__Directions for this task__. Reproduce exactly the opening lines of the listing, stopping after the line that contains "1.088, 0.986, 1.101]" and including it.

__Given material__.
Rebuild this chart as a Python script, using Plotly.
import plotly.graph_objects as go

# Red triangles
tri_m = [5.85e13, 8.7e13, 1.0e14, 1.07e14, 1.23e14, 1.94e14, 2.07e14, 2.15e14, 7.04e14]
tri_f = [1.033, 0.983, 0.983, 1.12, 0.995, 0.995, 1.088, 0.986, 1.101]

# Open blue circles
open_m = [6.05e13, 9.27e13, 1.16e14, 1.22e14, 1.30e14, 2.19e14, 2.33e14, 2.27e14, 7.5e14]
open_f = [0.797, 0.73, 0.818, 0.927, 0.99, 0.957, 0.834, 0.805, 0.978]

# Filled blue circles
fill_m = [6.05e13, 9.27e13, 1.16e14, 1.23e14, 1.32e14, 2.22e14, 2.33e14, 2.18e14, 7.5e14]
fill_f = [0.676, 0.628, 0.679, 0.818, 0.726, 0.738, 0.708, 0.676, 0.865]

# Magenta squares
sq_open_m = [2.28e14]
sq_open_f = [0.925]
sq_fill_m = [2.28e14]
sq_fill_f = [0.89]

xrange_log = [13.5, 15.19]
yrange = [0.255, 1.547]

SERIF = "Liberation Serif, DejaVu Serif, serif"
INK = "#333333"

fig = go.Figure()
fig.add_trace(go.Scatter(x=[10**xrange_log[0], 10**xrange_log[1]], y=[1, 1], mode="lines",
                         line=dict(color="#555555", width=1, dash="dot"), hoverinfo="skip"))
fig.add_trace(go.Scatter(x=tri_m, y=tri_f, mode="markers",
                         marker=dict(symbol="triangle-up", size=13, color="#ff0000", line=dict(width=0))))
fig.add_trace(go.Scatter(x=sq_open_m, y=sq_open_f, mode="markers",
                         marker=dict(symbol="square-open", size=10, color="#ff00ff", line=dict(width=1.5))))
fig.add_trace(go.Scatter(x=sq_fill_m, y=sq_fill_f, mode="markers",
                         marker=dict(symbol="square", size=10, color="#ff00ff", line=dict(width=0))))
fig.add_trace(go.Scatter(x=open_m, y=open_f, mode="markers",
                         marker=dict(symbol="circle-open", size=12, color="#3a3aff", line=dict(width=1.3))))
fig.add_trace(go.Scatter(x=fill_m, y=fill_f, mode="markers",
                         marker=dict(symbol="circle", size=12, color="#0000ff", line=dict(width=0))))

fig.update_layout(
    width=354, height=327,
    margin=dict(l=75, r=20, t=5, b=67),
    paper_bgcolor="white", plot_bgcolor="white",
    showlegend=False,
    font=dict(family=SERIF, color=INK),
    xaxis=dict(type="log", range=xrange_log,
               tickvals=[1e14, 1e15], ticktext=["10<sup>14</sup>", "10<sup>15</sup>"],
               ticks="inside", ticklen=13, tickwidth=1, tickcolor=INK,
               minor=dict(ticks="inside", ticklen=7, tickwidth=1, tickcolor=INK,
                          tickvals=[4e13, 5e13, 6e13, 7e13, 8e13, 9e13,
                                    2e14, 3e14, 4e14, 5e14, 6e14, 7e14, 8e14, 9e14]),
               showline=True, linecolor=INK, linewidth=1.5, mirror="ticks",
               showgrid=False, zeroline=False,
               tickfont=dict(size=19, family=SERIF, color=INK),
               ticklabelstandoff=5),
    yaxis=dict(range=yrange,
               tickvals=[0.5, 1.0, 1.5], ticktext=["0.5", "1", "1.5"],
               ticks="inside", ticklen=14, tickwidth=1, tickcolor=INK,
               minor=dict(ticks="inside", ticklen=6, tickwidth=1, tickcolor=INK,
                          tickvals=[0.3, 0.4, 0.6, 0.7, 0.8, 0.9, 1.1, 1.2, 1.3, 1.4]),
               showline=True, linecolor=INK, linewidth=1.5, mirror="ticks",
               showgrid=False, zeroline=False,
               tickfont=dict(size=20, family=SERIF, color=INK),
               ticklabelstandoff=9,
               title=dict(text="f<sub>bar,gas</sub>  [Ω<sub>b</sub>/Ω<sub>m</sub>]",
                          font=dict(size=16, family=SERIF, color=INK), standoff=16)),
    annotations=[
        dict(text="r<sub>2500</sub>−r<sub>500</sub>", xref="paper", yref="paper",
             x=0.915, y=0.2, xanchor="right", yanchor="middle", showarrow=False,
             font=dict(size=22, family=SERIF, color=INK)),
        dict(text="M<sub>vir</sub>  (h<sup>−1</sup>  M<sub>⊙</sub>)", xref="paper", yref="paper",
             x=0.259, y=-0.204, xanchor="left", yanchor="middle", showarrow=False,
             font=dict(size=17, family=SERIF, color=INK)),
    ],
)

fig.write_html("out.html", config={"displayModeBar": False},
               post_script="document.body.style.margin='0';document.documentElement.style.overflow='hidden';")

__Answer for the task__.
Rebuild this chart as a Python script, using Plotly.
import plotly.graph_objects as go

# Red triangles
tri_m = [5.85e13, 8.7e13, 1.0e14, 1.07e14, 1.23e14, 1.94e14, 2.07e14, 2.15e14, 7.04e14]
tri_f = [1.033, 0.983, 0.983, 1.12, 0.995, 0.995, 1.088, 0.986, 1.101]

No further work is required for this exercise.